--- BEGIN Dataset ---

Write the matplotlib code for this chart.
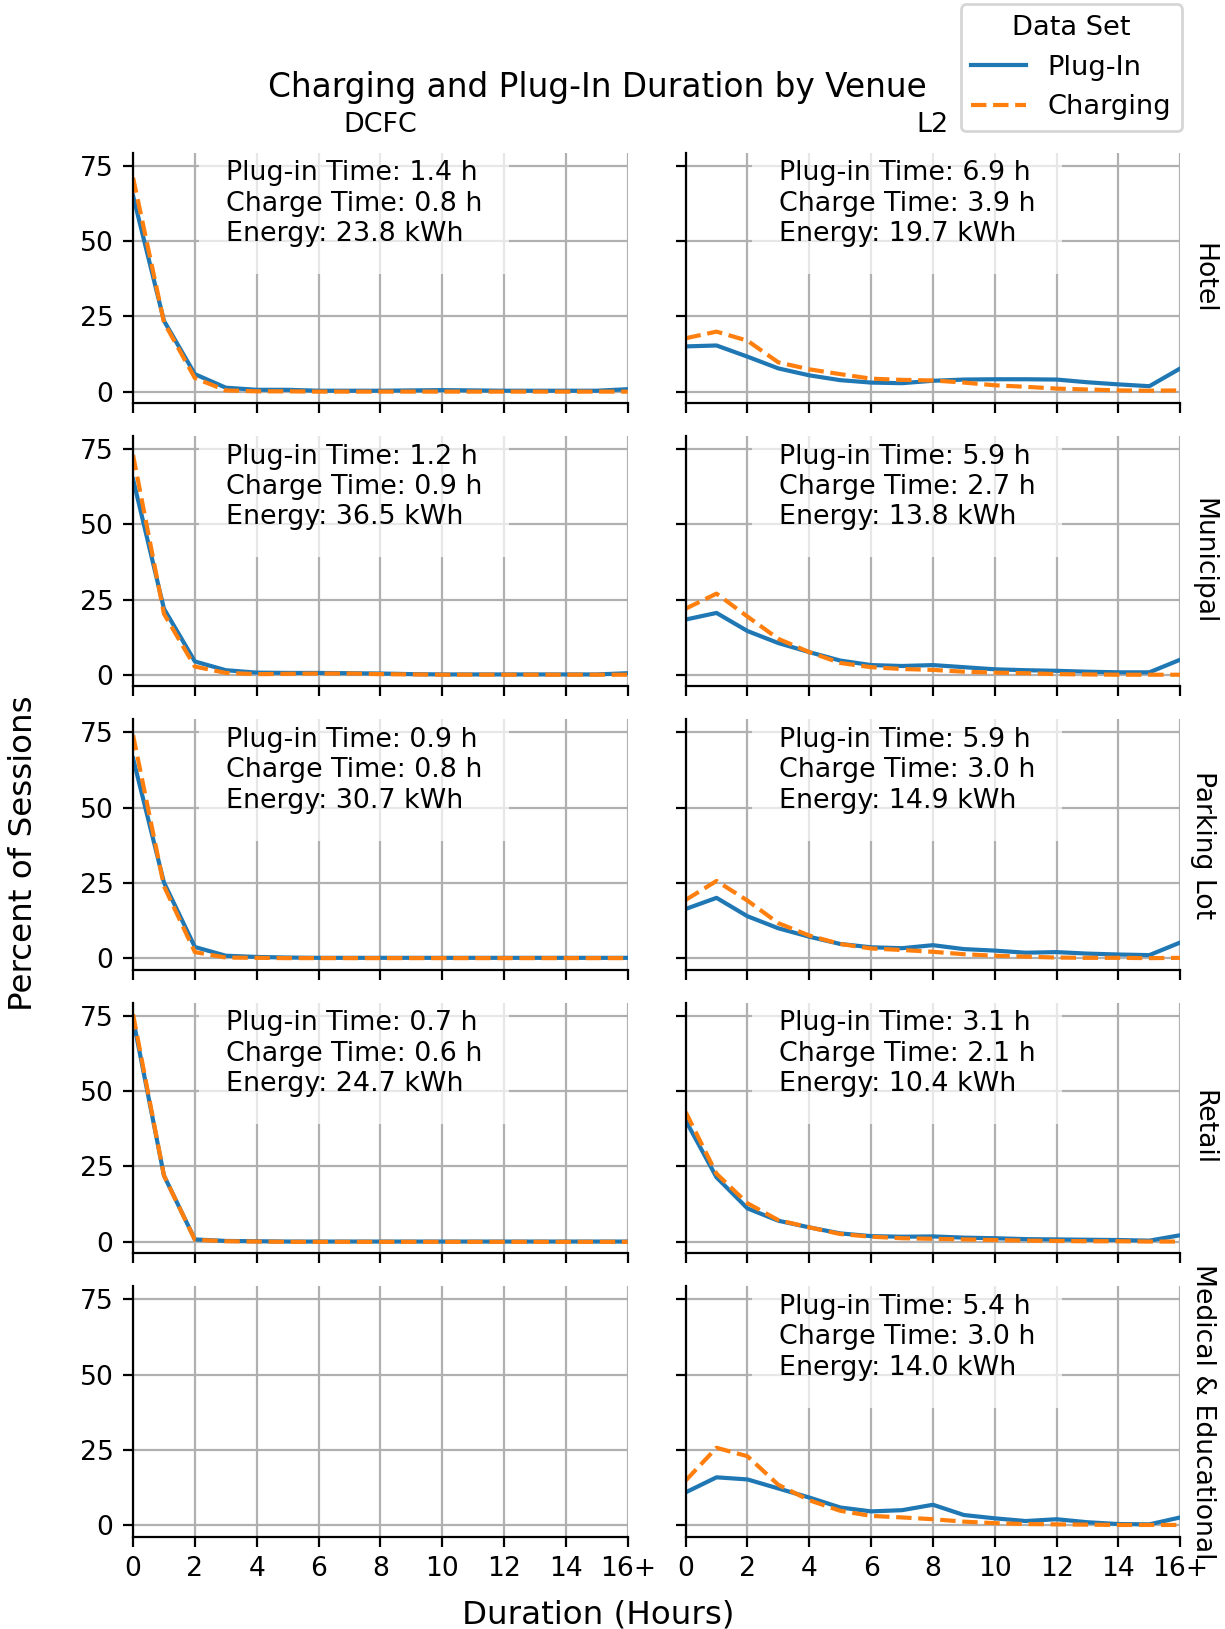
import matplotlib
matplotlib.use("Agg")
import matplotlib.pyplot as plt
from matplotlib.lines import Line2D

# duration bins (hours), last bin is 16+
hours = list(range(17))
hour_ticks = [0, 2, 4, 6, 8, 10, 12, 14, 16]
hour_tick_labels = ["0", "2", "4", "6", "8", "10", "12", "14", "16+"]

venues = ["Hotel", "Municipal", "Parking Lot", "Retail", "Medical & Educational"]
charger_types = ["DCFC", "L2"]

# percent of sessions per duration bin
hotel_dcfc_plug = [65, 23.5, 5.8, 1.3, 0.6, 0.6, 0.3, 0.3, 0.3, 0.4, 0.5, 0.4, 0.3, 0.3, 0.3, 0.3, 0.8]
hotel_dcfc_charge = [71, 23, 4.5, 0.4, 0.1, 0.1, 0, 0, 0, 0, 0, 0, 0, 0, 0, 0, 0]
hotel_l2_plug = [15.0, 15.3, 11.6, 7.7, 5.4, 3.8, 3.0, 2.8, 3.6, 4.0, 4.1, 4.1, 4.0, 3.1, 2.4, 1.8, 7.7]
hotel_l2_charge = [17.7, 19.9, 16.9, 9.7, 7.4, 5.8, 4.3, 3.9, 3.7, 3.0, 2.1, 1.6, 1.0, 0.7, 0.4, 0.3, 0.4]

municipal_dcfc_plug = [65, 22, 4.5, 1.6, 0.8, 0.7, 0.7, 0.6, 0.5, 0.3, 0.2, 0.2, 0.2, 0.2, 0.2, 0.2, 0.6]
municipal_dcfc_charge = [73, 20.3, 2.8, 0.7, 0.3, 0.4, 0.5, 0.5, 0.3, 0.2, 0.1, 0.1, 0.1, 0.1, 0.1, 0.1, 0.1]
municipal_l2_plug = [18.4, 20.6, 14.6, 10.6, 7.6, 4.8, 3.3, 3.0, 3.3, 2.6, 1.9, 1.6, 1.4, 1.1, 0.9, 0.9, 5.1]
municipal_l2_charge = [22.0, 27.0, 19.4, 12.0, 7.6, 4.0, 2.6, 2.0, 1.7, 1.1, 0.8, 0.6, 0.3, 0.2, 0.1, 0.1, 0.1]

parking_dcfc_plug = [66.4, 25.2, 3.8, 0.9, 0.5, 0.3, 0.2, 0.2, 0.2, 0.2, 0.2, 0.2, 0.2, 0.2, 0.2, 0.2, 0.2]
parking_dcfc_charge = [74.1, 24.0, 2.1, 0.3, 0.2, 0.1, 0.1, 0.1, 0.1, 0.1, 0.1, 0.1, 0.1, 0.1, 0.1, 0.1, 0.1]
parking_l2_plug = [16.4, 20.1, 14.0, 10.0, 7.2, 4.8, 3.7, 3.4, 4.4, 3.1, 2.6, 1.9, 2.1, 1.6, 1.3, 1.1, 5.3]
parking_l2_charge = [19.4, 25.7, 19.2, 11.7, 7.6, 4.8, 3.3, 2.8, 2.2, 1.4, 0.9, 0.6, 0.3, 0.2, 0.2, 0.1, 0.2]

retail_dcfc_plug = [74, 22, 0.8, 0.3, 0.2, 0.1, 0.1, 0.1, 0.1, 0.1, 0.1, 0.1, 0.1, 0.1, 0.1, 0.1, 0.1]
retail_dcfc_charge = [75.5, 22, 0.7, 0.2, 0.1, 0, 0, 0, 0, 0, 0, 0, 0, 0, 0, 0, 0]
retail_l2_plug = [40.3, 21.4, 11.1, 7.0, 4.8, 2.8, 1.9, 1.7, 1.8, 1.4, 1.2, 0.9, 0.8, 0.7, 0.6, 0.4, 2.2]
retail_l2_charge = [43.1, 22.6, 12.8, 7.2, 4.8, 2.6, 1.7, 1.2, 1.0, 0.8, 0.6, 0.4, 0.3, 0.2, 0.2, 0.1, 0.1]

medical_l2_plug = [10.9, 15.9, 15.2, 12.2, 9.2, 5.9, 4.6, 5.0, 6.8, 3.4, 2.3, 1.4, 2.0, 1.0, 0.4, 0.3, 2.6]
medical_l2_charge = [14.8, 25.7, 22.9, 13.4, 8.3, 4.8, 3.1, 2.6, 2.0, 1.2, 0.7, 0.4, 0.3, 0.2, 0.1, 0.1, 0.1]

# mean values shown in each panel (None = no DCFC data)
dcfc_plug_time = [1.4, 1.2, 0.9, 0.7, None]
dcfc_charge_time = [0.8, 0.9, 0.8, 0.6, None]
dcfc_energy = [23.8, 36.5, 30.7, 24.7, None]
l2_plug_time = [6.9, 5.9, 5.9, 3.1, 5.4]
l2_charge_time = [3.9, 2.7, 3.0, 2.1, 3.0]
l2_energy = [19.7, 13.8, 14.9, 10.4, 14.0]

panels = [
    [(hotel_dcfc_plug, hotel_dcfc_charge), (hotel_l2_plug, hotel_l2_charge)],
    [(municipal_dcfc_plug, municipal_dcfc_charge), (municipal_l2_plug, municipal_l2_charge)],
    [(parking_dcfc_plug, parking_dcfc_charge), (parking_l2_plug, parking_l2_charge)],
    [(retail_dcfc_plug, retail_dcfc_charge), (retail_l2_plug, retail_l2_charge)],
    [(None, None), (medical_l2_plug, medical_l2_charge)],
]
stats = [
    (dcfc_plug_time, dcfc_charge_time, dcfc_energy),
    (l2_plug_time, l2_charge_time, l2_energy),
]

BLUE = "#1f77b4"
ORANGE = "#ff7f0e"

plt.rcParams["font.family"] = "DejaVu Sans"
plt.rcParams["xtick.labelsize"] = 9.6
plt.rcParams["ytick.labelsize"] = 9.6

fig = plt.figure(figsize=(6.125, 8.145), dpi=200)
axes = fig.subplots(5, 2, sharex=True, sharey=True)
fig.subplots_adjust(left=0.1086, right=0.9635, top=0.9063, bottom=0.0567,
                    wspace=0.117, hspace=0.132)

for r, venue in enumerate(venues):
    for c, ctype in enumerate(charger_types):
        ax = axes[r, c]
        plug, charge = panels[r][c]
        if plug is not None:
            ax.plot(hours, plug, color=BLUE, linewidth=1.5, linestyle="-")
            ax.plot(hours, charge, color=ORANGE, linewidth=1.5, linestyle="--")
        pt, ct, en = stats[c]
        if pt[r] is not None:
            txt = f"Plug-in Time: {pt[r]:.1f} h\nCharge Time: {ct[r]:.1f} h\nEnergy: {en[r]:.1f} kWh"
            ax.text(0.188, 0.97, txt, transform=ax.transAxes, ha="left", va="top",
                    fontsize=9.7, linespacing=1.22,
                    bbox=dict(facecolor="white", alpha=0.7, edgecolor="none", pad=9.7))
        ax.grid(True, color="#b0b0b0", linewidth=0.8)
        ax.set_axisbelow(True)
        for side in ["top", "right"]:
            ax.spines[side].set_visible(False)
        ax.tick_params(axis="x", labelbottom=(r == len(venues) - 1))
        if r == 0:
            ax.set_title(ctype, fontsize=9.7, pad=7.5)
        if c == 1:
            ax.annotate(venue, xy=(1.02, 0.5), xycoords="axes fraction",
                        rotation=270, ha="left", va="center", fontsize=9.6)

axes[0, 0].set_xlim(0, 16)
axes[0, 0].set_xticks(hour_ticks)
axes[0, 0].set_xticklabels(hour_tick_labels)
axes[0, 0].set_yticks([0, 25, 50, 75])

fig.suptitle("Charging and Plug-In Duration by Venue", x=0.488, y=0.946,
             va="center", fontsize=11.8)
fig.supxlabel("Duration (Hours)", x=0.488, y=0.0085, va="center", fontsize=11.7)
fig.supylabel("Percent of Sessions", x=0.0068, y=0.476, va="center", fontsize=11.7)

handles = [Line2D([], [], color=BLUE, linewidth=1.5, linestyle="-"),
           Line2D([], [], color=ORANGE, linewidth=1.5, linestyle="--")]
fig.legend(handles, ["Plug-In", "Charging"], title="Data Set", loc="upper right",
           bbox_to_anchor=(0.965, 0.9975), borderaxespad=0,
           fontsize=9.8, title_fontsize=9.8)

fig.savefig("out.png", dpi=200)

--- END Dataset ---
--- BEGIN Dataset ---

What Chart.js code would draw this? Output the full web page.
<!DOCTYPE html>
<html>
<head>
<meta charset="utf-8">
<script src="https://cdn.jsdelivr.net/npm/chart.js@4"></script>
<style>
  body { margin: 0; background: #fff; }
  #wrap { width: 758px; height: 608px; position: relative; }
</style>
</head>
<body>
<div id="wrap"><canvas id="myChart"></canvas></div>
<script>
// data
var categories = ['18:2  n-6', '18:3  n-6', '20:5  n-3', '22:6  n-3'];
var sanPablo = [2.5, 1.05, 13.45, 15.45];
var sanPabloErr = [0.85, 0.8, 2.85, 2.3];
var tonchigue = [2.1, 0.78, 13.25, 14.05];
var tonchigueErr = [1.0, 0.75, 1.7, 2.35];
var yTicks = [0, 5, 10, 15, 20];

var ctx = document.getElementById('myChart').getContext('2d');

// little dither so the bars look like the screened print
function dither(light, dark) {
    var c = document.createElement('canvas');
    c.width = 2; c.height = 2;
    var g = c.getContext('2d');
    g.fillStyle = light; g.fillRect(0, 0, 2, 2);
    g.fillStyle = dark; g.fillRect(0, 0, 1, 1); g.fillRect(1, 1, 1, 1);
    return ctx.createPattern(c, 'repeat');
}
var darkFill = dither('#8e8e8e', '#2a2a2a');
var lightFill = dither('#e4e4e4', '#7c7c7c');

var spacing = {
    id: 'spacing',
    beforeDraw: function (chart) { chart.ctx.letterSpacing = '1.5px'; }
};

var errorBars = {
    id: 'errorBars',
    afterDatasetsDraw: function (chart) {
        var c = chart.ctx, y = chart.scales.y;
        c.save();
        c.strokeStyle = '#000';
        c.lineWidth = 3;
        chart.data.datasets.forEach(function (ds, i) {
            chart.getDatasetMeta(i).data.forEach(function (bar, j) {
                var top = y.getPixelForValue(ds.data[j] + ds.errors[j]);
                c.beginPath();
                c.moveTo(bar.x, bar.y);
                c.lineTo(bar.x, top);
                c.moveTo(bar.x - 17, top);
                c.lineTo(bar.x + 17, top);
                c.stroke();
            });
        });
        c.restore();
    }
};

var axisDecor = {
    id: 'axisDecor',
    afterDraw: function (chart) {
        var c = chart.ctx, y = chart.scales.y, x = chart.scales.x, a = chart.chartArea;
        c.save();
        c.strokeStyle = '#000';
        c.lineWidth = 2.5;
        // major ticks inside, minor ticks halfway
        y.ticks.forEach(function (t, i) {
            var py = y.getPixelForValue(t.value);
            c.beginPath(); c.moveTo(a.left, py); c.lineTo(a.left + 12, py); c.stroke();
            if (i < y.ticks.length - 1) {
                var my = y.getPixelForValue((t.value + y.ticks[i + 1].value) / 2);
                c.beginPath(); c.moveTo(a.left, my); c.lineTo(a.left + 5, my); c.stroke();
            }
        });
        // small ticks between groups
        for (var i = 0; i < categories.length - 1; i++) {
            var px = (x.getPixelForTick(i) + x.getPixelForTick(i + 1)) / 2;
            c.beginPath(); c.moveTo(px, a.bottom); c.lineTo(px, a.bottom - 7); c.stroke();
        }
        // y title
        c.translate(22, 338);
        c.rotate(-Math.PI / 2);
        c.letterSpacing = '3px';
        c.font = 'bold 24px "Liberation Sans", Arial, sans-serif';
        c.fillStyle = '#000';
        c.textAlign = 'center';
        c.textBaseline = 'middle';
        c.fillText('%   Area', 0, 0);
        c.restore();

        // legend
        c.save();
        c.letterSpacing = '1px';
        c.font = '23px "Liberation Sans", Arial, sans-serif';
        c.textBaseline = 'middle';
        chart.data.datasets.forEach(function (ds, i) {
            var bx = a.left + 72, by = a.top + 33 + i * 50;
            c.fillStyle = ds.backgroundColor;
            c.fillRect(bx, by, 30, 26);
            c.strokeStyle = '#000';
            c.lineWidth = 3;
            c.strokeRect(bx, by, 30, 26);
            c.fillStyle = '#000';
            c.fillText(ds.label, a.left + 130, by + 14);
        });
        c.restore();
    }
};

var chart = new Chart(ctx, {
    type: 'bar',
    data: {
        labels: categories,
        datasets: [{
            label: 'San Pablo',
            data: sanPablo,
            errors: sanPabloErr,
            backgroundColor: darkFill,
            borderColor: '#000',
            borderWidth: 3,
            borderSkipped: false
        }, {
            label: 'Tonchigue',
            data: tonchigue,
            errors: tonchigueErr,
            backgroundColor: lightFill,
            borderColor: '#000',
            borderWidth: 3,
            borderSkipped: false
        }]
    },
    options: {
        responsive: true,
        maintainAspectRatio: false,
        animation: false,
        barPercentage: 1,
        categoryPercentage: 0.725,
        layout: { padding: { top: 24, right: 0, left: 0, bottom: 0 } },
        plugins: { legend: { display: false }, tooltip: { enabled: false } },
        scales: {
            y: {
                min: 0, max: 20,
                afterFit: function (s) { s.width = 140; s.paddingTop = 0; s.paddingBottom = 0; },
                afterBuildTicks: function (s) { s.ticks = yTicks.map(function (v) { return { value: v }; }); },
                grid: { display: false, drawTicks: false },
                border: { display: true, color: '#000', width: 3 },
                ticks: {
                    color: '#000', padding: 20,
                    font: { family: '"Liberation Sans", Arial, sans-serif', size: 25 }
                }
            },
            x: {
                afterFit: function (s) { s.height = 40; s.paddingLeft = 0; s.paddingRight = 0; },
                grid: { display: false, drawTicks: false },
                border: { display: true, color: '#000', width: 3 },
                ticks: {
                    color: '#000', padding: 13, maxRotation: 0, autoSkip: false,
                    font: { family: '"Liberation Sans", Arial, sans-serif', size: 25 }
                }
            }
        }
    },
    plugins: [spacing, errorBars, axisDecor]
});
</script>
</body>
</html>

--- END Dataset ---

Job:
Going through the data, tally the lines containing "matplotlib" and report only the result.

Exercise output:
5